The evidence here is empirical, not theoretical. Consequently, when I started simplifying from real- to pseudo-code, my coauthor balked. There are at least two reasons pseudocode is a bad idea. First, it's easy to introduce mistakes. Second, it's a bit dishonest: your numbers relate to the real code, not a platonic version of it.

But there are good arguments in favor of pseudocode, too. In our case, it's relatively painless to treat the simplification I wanted to do as a refactoring of the real code -- so our library improves along the way. That's partly due to writing the code in a relatively high-level language. But in more complex, low-level cases, making the code presentable while keeping it executable could be much trickier, or even impossible.

What's a reasonable guideline for using pseudocode?

Wednesday, September 1, 2010

Specification safari: it's not fair

Lock-freedom is great: it guarantees that a system will make progress regardless of the vagaries of scheduling. The delay of one thread -- due to a cache miss, or I/O, or preemption -- doesn't force a delay on other threads. In practice, lock-free algorithms permit a greater degree of concurrency, and by Amdahl's law that translates to increased parallel speedup.

But what if we do know something about the scheduler? Most commonly, we know that the scheduler is fair. Fairness and lock-freedom seem orthogonal, since lock-freedom assumes nothing about the scheduler. So I was startled to realize that, in practice, the two properties do interact.

Most well-known lock-free algorithms do not preserve fairness! Concretely, if a thread using a lock-free queue calls enqueue, that call may never return, despite enqueue being a "nonblocking" operation. What gives?

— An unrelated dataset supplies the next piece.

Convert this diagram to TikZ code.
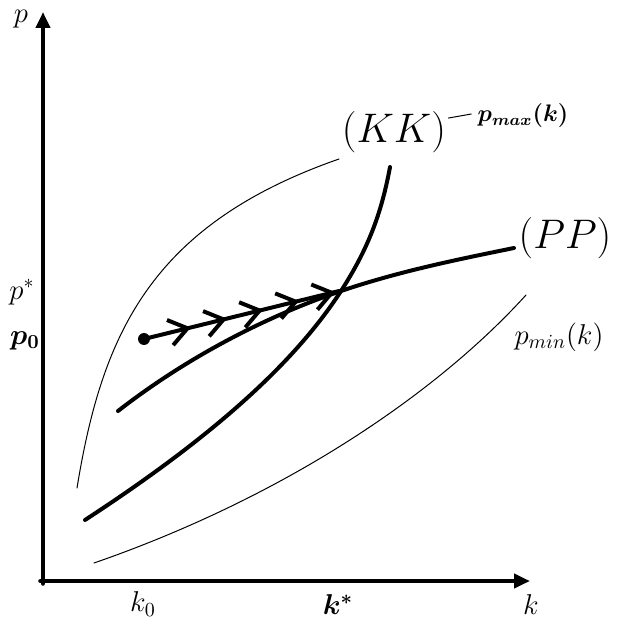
\documentclass[tikz,border=0pt]{standalone}
\usepackage{amsmath,amssymb,bm}
\usepackage{tikz}
\usetikzlibrary{arrows.meta,decorations.markings}
\tikzset{
every picture/.style={line cap=round,line join=round},
axis line/.style={
  line width=2.4pt,
  -{Triangle[length=8pt,width=7pt]}
},
thick curve/.style={line width=2pt},
thin curve/.style={line width=0.5pt},
fig label/.style={font=\Large, inner sep=1pt},
big label/.style={font=\fontsize{22}{26}\selectfont, inner sep=1pt},
bold label/.style={font=\large, inner sep=1pt},
path arrows/.style={
  line width=2pt,
  postaction={decorate},
  decoration={markings,
    mark=between positions 0.24 and 0.98 step 0.185 with {\arrow{Straight Barb[length=9pt,width=13pt]}}}
}
}

\begin{document}
\begin{tikzpicture}[x=0.5bp,y=-0.5bp]
\useasboundingbox (0,0) rectangle (617,618);
% axes
\coordinate (o) at (43,581);
\coordinate (ptop) at (43,12);
\coordinate (kend) at (530,581);
\draw[axis line] ([yshift=-1.2pt]o) -- (ptop);
\draw[axis line] ([xshift=-1.2pt]o) -- (kend);
\node[fig label] (plab) at (21,19) {$p$};
\node[fig label] (klab) at (531,605) {$k$};
\node[fig label] (k0) at (143,604) {$k_0$};
\node[fig label] (kstar) at (338,605) {$\bm{k^*}$};
\node[fig label] (pstar) at (22,292) {$p^*$};
\node[fig label] (p0) at (25,341) {$\bm{p_0}$};
% curve labels
\node[big label] (kk) at (394,132) {$(KK)$};
\node[bold label] (pmax) at (523,116) {$\bm{p_{max}(k)}$};
\node[big label, font=\fontsize{21}{25}\selectfont] (pp) at (565,238) {$(PP)$};
\node[fig label] (pmin) at (559,337) {$p_{min}(k)$};
\draw[thin curve] ([yshift=7pt]kk.east) -- ([xshift=-2pt,yshift=1pt]pmax.west);
% p_max and p_min
\draw[thin curve] (77,488) .. controls (102,335) and (150,225) .. (339,159);
\draw[thin curve] (94,563) .. controls (290,495) and (440,390) .. (526,295);
% (KK) and (PP) through the steady state
\coordinate (steady) at (341,291);
\draw[thick curve] (85,520) .. controls (200,445) and (290,370) .. (steady)
  .. controls (370,246) and (382,210) .. (390,167);
\draw[thick curve] (118,411) .. controls (190,355) and (270,315) .. (steady)
  .. controls (400,271) and (460,259) .. (514,248);
% path to the steady state
\node[circle, fill, inner sep=0pt, minimum size=6pt] (start) at (144,339) {};
\draw[path arrows] (start.center) -- ([xshift=-1pt]steady);
\end{tikzpicture}
\end{document}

The problem is that other threads in the system may be repeatedly competing to enqueue, a race-condition made safe by the fact that they're all using CAS to do this. But CAS does not guarantee fairness, so a thread can repeatedly lose the race. The scheduler has fulfilled its obligations, since the thread is continually given chances to try CAS. At one level of abstraction (the queue implementation), the thread is not being starved. But at a higher level of abstraction (the queue client), it is.